==== DATASET EXTRACT

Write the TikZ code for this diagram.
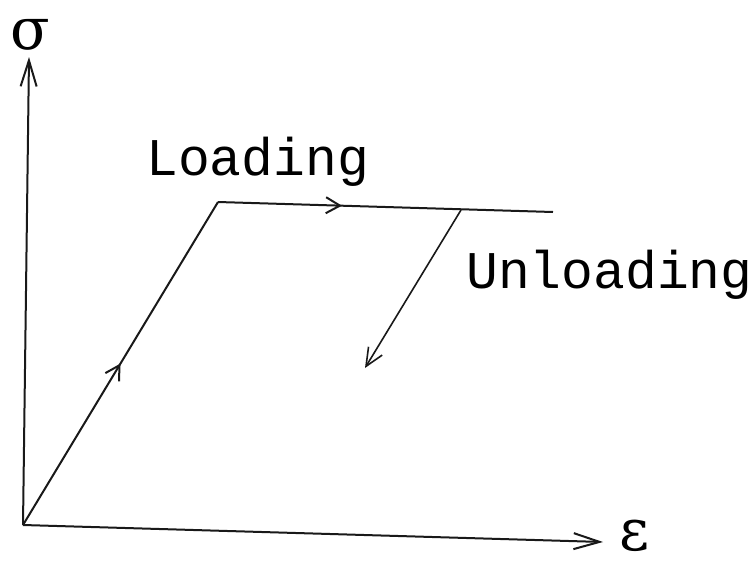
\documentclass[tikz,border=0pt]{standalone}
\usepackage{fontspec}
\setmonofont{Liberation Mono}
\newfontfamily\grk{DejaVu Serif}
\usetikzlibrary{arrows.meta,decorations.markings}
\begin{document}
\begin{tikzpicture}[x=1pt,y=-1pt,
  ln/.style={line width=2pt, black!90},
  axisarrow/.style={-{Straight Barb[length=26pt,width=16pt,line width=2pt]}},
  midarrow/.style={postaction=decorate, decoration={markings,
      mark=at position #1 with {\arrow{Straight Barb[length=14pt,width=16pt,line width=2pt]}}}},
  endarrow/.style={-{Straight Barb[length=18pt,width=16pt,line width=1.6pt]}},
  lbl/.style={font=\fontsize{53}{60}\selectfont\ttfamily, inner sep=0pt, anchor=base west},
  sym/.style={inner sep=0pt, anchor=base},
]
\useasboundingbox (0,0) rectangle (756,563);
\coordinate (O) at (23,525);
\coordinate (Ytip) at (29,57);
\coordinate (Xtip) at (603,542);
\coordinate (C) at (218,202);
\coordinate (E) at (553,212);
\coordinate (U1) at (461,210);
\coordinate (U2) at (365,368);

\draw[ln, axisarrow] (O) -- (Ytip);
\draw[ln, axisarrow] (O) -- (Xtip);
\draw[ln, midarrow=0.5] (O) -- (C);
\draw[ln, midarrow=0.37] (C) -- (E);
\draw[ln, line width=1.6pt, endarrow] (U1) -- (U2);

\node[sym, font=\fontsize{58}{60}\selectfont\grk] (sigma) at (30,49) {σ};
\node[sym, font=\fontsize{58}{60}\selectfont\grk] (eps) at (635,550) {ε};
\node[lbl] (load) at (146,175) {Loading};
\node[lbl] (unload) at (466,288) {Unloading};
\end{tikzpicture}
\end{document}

========

* STATED GOAL *
Return the listing above in full and without alteration, excluding its pictures.

* EXPECTED ANSWER *
Write the TikZ code for this diagram.
\documentclass[tikz,border=0pt]{standalone}
\usepackage{fontspec}
\setmonofont{Liberation Mono}
\newfontfamily\grk{DejaVu Serif}
\usetikzlibrary{arrows.meta,decorations.markings}
\begin{document}
\begin{tikzpicture}[x=1pt,y=-1pt,
  ln/.style={line width=2pt, black!90},
  axisarrow/.style={-{Straight Barb[length=26pt,width=16pt,line width=2pt]}},
  midarrow/.style={postaction=decorate, decoration={markings,
      mark=at position #1 with {\arrow{Straight Barb[length=14pt,width=16pt,line width=2pt]}}}},
  endarrow/.style={-{Straight Barb[length=18pt,width=16pt,line width=1.6pt]}},
  lbl/.style={font=\fontsize{53}{60}\selectfont\ttfamily, inner sep=0pt, anchor=base west},
  sym/.style={inner sep=0pt, anchor=base},
]
\useasboundingbox (0,0) rectangle (756,563);
\coordinate (O) at (23,525);
\coordinate (Ytip) at (29,57);
\coordinate (Xtip) at (603,542);
\coordinate (C) at (218,202);
\coordinate (E) at (553,212);
\coordinate (U1) at (461,210);
\coordinate (U2) at (365,368);

\draw[ln, axisarrow] (O) -- (Ytip);
\draw[ln, axisarrow] (O) -- (Xtip);
\draw[ln, midarrow=0.5] (O) -- (C);
\draw[ln, midarrow=0.37] (C) -- (E);
\draw[ln, line width=1.6pt, endarrow] (U1) -- (U2);

\node[sym, font=\fontsize{58}{60}\selectfont\grk] (sigma) at (30,49) {σ};
\node[sym, font=\fontsize{58}{60}\selectfont\grk] (eps) at (635,550) {ε};
\node[lbl] (load) at (146,175) {Loading};
\node[lbl] (unload) at (466,288) {Unloading};
\end{tikzpicture}
\end{document}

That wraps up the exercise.